Sambutan Awal Tahun : Mengenal Banjir Jakarta

Saat itu hari pertama di tahun 2020. Rintik hujan masih turun, membawa pergi bau kembang api yang tak seberapa banyak dibanding tahun sebelumnya. Panggung-panggung besar barangkali belum dibereskan, sedang jejak jejak kaki manusia yang merayakan revolusi bumi penuh itu masih terlihat.
Sedangkan di samping rumah kontrakkan kakakku, sisa sisa tulang ayam dan ikan mas berserakan di sekitar tempat sampah. Rupanya kucing-kucing kampung itu juga ikut mendapatkan bagian dari acara bakar-bakar sederhana bersama tetangga tadi malam. 
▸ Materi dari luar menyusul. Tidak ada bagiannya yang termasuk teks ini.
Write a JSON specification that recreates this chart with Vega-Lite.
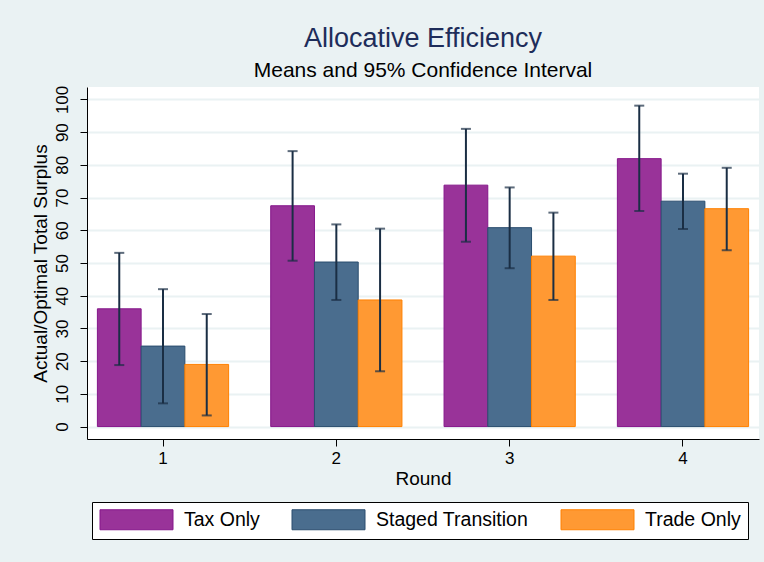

Aku sedikit terkejut ketika ponselku memberi kabar bahwa beberapa kawasan di dekat kami tinggal terendam banjir. Bagaimana mungkin ? Hujan tak sederas itu kupikir, atau aku yang tak mendengar ? Menurut kakakku, hal itu terjadi karena kawasan itu mendapat "banjir kiriman" dari Bogor. Tapi berita banjir itu tak banyak mencuri perhatianku. Sejak lama kami tahu bahwa ibukota mengalami banjir tiap tahunnya, meskipun aku sadar bahwa kali ini banjir terasa datang lebih cepat. Bukankah puncak musim hujan biasanya d bulan kedua di setiap tahun? Bukankah genangan air itu baru akan muncul di bulan Februari ?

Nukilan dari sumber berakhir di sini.